• _EXERCISE INSTRUCTIONS_: Write the data out again, character for character, with no images.

• _MATERIAL PROVIDED_:
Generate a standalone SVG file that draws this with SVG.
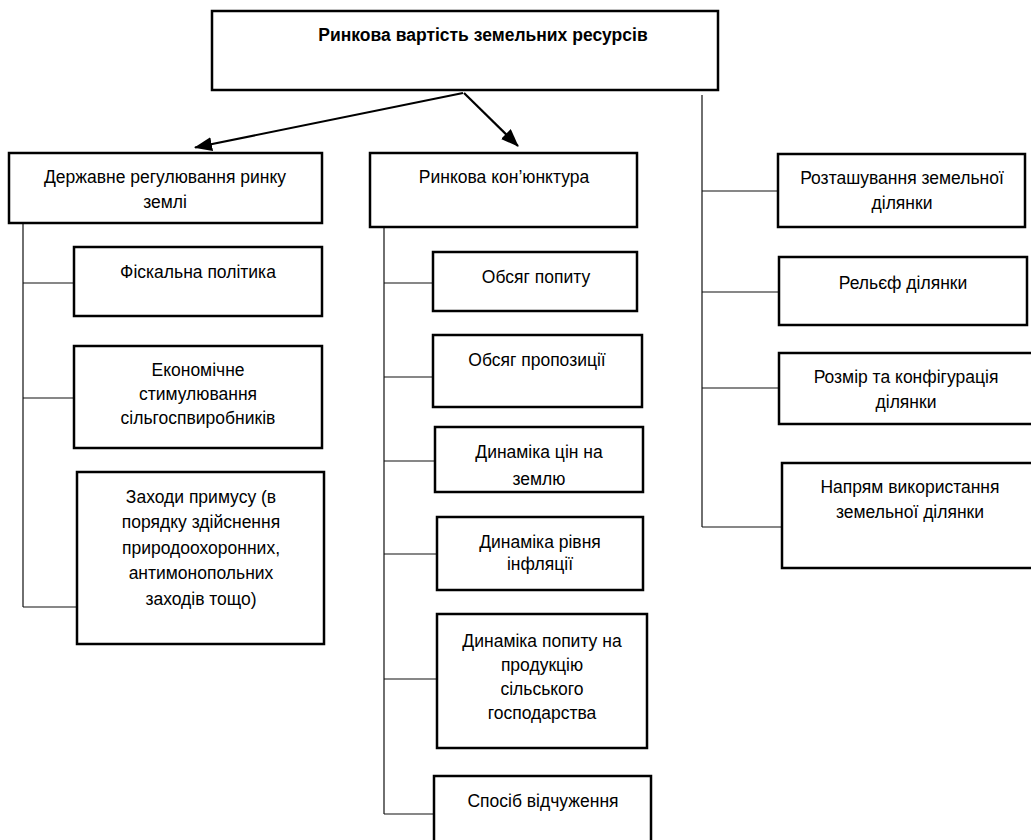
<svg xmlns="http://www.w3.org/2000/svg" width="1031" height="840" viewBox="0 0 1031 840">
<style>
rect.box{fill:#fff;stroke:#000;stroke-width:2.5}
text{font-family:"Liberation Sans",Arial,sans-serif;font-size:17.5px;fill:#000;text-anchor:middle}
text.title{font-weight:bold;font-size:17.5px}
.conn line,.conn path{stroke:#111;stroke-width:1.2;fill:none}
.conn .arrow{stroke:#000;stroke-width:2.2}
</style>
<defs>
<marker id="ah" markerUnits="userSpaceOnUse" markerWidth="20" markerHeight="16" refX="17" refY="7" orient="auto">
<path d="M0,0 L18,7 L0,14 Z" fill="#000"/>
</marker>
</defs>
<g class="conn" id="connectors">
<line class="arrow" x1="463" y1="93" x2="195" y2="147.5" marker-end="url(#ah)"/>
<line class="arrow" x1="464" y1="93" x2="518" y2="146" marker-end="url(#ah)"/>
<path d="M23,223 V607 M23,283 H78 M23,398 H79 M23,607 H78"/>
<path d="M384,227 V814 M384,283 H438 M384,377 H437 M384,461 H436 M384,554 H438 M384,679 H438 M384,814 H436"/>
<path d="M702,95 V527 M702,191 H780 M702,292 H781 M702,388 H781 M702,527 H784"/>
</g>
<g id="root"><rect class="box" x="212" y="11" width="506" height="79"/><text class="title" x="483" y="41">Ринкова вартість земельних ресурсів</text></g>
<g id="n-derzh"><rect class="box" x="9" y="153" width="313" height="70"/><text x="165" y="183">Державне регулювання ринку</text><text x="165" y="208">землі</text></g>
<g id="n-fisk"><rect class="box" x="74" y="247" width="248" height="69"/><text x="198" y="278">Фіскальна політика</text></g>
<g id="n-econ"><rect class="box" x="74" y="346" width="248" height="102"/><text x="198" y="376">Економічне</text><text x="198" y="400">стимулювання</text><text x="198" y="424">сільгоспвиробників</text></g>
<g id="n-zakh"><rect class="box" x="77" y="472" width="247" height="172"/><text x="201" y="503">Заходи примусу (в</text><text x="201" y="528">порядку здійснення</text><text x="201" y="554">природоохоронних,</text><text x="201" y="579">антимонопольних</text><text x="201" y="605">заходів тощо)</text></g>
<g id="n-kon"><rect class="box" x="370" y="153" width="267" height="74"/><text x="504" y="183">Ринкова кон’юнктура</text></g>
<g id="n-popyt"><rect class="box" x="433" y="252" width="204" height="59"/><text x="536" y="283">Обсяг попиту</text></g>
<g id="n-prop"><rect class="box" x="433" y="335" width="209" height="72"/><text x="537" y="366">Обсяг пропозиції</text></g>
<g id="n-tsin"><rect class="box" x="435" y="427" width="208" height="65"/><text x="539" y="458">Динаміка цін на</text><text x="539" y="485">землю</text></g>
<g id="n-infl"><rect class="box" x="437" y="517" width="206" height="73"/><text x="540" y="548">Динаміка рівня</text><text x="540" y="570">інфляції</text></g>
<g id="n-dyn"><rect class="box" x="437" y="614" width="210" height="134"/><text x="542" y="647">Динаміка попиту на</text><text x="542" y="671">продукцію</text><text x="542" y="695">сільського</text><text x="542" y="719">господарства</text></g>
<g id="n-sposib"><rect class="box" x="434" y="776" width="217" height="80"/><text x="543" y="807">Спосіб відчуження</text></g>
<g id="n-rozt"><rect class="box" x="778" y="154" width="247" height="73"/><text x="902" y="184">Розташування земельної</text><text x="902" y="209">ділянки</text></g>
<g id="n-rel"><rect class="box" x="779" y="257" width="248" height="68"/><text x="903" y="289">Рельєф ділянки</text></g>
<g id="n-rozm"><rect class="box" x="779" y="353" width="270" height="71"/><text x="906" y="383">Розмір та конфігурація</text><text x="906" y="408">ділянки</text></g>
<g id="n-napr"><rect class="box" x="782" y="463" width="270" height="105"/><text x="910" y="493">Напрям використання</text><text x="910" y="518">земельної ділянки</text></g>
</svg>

• _EXERCISE OUTPUT_:
Generate a standalone SVG file that draws this with SVG.
<svg xmlns="http://www.w3.org/2000/svg" width="1031" height="840" viewBox="0 0 1031 840">
<style>
rect.box{fill:#fff;stroke:#000;stroke-width:2.5}
text{font-family:"Liberation Sans",Arial,sans-serif;font-size:17.5px;fill:#000;text-anchor:middle}
text.title{font-weight:bold;font-size:17.5px}
.conn line,.conn path{stroke:#111;stroke-width:1.2;fill:none}
.conn .arrow{stroke:#000;stroke-width:2.2}
</style>
<defs>
<marker id="ah" markerUnits="userSpaceOnUse" markerWidth="20" markerHeight="16" refX="17" refY="7" orient="auto">
<path d="M0,0 L18,7 L0,14 Z" fill="#000"/>
</marker>
</defs>
<g class="conn" id="connectors">
<line class="arrow" x1="463" y1="93" x2="195" y2="147.5" marker-end="url(#ah)"/>
<line class="arrow" x1="464" y1="93" x2="518" y2="146" marker-end="url(#ah)"/>
<path d="M23,223 V607 M23,283 H78 M23,398 H79 M23,607 H78"/>
<path d="M384,227 V814 M384,283 H438 M384,377 H437 M384,461 H436 M384,554 H438 M384,679 H438 M384,814 H436"/>
<path d="M702,95 V527 M702,191 H780 M702,292 H781 M702,388 H781 M702,527 H784"/>
</g>
<g id="root"><rect class="box" x="212" y="11" width="506" height="79"/><text class="title" x="483" y="41">Ринкова вартість земельних ресурсів</text></g>
<g id="n-derzh"><rect class="box" x="9" y="153" width="313" height="70"/><text x="165" y="183">Державне регулювання ринку</text><text x="165" y="208">землі</text></g>
<g id="n-fisk"><rect class="box" x="74" y="247" width="248" height="69"/><text x="198" y="278">Фіскальна політика</text></g>
<g id="n-econ"><rect class="box" x="74" y="346" width="248" height="102"/><text x="198" y="376">Економічне</text><text x="198" y="400">стимулювання</text><text x="198" y="424">сільгоспвиробників</text></g>
<g id="n-zakh"><rect class="box" x="77" y="472" width="247" height="172"/><text x="201" y="503">Заходи примусу (в</text><text x="201" y="528">порядку здійснення</text><text x="201" y="554">природоохоронних,</text><text x="201" y="579">антимонопольних</text><text x="201" y="605">заходів тощо)</text></g>
<g id="n-kon"><rect class="box" x="370" y="153" width="267" height="74"/><text x="504" y="183">Ринкова кон’юнктура</text></g>
<g id="n-popyt"><rect class="box" x="433" y="252" width="204" height="59"/><text x="536" y="283">Обсяг попиту</text></g>
<g id="n-prop"><rect class="box" x="433" y="335" width="209" height="72"/><text x="537" y="366">Обсяг пропозиції</text></g>
<g id="n-tsin"><rect class="box" x="435" y="427" width="208" height="65"/><text x="539" y="458">Динаміка цін на</text><text x="539" y="485">землю</text></g>
<g id="n-infl"><rect class="box" x="437" y="517" width="206" height="73"/><text x="540" y="548">Динаміка рівня</text><text x="540" y="570">інфляції</text></g>
<g id="n-dyn"><rect class="box" x="437" y="614" width="210" height="134"/><text x="542" y="647">Динаміка попиту на</text><text x="542" y="671">продукцію</text><text x="542" y="695">сільського</text><text x="542" y="719">господарства</text></g>
<g id="n-sposib"><rect class="box" x="434" y="776" width="217" height="80"/><text x="543" y="807">Спосіб відчуження</text></g>
<g id="n-rozt"><rect class="box" x="778" y="154" width="247" height="73"/><text x="902" y="184">Розташування земельної</text><text x="902" y="209">ділянки</text></g>
<g id="n-rel"><rect class="box" x="779" y="257" width="248" height="68"/><text x="903" y="289">Рельєф ділянки</text></g>
<g id="n-rozm"><rect class="box" x="779" y="353" width="270" height="71"/><text x="906" y="383">Розмір та конфігурація</text><text x="906" y="408">ділянки</text></g>
<g id="n-napr"><rect class="box" x="782" y="463" width="270" height="105"/><text x="910" y="493">Напрям використання</text><text x="910" y="518">земельної ділянки</text></g>
</svg>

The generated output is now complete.